En 1974, des tractations diplomatiques et des procédures internationales avaient été engagées pour définir le sort de ce territoire, après la fin de l'occupation espagnole. Elles débouchent en 1975 sur deux jugements internationaux aussitôt contestés :
– le 14 octobre, la mission d'enquête de l'ONU rend publiques ses conclusions : c'est à la population sahraouie elle-même de décider de son avenir. Cette thèse n'est pas celle du Maroc ni de la Mauritanie, qui estiment avoir des droits sur le Sahara, mais elle se rapproche des positions de l'Espagne (qui recommande un référendum d'autodétermination) et de l'Algérie (favorable à l'indépendance sahraouie et au mouvement de libération Front Polisario) ;
– le 16 octobre, la Cour internationale de justice de La Haye, qui avait été saisie en septembre 1974 par le roi du Maroc, rend elle aussi son arrêt. Elle reconnaît que le Sahara occidental n'était pas « un territoire sans maître » lorsqu'il fut colonisé par l'Espagne, et qu'il avait des liens d'allégeance envers le Maroc et la Mauritanie. Mais, dans le même temps, la Cour estime que ces liens ne sont pas de nature à empêcher l'autodétermination des populations sahraouies, conformément à la résolution 3858-B des Nations unies sur la décolonisation.

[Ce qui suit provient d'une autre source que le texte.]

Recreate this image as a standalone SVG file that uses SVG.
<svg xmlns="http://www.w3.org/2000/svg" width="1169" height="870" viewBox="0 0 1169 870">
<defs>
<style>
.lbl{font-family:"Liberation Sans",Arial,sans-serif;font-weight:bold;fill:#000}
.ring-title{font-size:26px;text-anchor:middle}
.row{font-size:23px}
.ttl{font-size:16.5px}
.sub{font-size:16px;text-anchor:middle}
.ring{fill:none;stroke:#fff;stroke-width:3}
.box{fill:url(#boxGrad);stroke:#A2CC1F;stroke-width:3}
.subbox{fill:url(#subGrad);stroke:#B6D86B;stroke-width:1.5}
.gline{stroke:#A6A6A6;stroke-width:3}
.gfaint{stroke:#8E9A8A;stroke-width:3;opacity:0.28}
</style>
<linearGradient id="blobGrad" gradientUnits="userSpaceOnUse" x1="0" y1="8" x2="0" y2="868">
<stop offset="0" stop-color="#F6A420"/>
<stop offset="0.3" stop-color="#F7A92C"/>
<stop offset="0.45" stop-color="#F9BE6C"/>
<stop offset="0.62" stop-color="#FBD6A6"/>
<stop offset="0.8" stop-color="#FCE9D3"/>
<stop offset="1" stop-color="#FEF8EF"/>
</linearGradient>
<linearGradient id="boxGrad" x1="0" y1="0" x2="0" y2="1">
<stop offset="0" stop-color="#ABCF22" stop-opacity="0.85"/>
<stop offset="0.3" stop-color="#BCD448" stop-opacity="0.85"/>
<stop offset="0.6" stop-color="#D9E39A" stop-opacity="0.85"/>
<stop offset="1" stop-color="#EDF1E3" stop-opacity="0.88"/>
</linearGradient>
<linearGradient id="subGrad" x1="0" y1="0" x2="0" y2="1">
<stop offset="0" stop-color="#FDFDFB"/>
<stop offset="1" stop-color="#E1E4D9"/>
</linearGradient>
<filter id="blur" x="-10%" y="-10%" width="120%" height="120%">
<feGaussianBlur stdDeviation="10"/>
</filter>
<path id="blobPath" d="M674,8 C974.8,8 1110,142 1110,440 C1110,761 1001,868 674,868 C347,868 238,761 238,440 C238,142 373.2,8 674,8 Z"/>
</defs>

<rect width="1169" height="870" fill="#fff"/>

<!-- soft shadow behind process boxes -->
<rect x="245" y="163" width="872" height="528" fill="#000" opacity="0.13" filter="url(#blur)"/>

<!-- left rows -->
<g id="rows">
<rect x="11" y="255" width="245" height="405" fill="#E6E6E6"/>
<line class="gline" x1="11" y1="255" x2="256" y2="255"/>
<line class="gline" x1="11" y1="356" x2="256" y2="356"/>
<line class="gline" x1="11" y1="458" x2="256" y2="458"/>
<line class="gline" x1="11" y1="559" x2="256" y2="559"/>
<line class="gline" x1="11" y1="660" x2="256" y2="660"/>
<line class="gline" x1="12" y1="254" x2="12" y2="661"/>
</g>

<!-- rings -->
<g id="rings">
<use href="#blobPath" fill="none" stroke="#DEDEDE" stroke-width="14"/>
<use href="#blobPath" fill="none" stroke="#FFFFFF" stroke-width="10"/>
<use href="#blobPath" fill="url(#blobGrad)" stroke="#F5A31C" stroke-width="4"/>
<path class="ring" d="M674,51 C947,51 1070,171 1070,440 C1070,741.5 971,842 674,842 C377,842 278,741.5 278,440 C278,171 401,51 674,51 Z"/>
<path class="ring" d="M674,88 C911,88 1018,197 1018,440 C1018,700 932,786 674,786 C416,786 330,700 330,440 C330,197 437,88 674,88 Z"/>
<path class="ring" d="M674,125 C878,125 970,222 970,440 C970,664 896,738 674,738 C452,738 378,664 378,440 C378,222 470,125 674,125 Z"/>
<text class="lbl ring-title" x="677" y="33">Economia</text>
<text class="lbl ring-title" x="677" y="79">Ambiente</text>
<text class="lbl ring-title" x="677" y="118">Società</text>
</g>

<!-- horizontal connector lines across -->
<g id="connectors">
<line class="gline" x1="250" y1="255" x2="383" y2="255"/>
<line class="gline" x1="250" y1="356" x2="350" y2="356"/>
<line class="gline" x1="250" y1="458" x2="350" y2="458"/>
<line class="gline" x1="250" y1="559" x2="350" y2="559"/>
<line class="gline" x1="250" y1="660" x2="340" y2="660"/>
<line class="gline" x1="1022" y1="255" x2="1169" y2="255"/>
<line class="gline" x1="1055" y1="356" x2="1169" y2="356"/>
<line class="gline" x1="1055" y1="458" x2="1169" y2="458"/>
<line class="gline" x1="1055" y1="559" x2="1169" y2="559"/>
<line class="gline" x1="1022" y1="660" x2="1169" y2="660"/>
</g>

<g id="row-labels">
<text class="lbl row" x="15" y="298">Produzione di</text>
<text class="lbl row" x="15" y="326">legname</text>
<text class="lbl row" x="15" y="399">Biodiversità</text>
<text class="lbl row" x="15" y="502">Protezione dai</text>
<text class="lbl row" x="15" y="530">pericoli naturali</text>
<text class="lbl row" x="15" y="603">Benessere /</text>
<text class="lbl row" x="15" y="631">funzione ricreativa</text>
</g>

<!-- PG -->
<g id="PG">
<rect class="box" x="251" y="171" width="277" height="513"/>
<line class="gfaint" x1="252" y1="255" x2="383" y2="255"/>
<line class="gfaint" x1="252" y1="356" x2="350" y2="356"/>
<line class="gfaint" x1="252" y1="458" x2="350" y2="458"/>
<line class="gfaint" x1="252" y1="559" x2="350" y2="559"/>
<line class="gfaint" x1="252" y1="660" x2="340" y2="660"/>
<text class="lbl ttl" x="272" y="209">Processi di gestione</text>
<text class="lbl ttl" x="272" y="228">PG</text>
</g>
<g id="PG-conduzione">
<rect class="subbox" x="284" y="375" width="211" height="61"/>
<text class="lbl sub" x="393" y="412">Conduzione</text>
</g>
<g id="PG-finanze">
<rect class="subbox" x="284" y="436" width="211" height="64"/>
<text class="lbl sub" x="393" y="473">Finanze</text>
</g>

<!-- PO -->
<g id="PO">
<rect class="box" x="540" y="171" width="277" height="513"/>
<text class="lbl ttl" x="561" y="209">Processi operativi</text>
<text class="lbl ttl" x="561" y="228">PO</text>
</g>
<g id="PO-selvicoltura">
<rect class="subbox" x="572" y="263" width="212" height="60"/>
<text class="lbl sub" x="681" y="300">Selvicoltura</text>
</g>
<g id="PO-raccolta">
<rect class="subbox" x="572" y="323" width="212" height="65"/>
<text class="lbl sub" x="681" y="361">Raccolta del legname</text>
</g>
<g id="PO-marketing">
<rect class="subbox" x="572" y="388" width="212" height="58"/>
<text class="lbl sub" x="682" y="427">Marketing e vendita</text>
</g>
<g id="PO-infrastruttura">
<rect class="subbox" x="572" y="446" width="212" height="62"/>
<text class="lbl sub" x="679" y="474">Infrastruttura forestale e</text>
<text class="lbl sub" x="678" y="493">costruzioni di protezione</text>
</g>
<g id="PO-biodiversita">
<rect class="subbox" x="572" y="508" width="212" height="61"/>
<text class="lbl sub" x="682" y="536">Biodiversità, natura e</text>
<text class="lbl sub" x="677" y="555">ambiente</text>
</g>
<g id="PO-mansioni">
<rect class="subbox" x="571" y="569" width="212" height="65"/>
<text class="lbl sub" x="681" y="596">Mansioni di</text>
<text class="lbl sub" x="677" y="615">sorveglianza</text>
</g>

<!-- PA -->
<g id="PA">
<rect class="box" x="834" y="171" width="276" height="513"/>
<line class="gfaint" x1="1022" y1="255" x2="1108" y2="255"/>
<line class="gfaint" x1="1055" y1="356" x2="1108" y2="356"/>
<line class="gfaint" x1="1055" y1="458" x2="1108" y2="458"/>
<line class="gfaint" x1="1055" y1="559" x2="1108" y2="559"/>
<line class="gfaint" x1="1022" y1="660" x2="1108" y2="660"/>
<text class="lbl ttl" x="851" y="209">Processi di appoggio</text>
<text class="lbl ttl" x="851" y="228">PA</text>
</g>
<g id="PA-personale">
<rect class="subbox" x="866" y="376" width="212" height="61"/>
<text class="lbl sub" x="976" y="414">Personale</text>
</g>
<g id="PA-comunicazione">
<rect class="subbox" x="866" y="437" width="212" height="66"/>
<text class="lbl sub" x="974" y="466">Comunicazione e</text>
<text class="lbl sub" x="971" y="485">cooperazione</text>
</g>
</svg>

Ces deux jugements sont aussitôt interprétés par les parties en cause de manière bien différente : la Mauritanie et surtout le Maroc ne retiennent que la reconnaissance de droits historiques les autorisant à récupérer ce « territoire spolié ». L'Algérie et l'Espagne y voient une confirmation du principe de l'autodétermination des populalations sahraouies.

Marche verte

Ce conflit juridique est brutalement réglé, le 16 octobre, par une décision spectaculaire d'Hassan II. Le roi du Maroc, estimant que « la Cour de La Haye a tranché », annonce dans un grand discours que 350 000 civils marocains, sans armes, vont entreprendre une marche pacifique pour libérer le Sahara occidental. Cet appel provoque au Maroc l'enthousiasme populaire.

En quelques jours, plus de 350 000 volontaires s'inscrivent. Des milliers de personnes, dont 10 % de femmes, affluent vers Marrakech. Pour les ravitailler, on mobilise 10 trains spéciaux, 7 803 camions, on transporte 18 000 t de vivres, 63 000 t d'eau, 2 590 t d'essence. Des centaines de milliers de marcheurs portant des drapeaux marocains et des étendards verts, à la couleur de l'Islam, s'avancent en longue files colorées dans le désert aride.

Cette marche verte va-t-elle se heurter, au Sahara, aux 50 000 soldats espagnols qui gardent la frontière ? Ou bien existe-t-il entre Madrid et Rabat un accord secret aux termes duquel l'Espagne accepte de céder le terrain aux forces marocaines ? On le pense, mais le 2 novembre 1975, alors que Franco agonise, le prince Juan Carlos, chef par intérim de l'État espagnol, atterrit brusquement à El-Aïoun. Il y passe en revue les troupes de la légion étrangère espagnole et leur affirme que « l'armée conservera intacts son prestige et son honneur ».

Cette visite éclair relance la tension. Le 5 novembre, le roi du Maroc, qui a envoyé des émissaires à Madrid, ordonne malgré tout le départ de la marche verte. Il harangue ses troupes : « Si on tire sur toi, fort de ta détermination, de ta foi, continue ton chemin. »

Le 7 novembre, la marche verte franchit la frontière du Sahara espagnol. Madrid demande alors officiellement à l'ONU le transfert de ses responsabilités sur le territoire du Sahara occidental. Hassan stoppe la marche verte, qui a atteint ses objectifs.

Occupation marocaine

Le pire semble évité, grâce à un compromis hispano-marocain de dernière heure : les négociations engagées le 5 novembre à Madrid entre l'Espagne, le Maroc et la Mauritanie débouchent sur un accord tripartite signé le 13 novembre au soir, approuvé par les Cortes le 18, publié le 21.

Cet accord entérine en fait le partage du Sahara occidental entre le Maroc et la Mauritanie, avec l'accord de la Djemaa, assemblée des notables sahraouis. Le territoire sera évacué par les Espagnols avant le 28 février 1976. Entre-temps, l'administration sera effectuée conjointement par les trois parties concernées. L'ONU est tenue informée de l'accord publié, mais on parle de dispositions secrètes : maintien des positions stratégiques espagnoles dans les îles Canaries, compensations économiques offertes à l'Espagne pour l'abandon de l'exploitation des phosphates de Bou Cräa. C'est un succès complet pour Hassan II.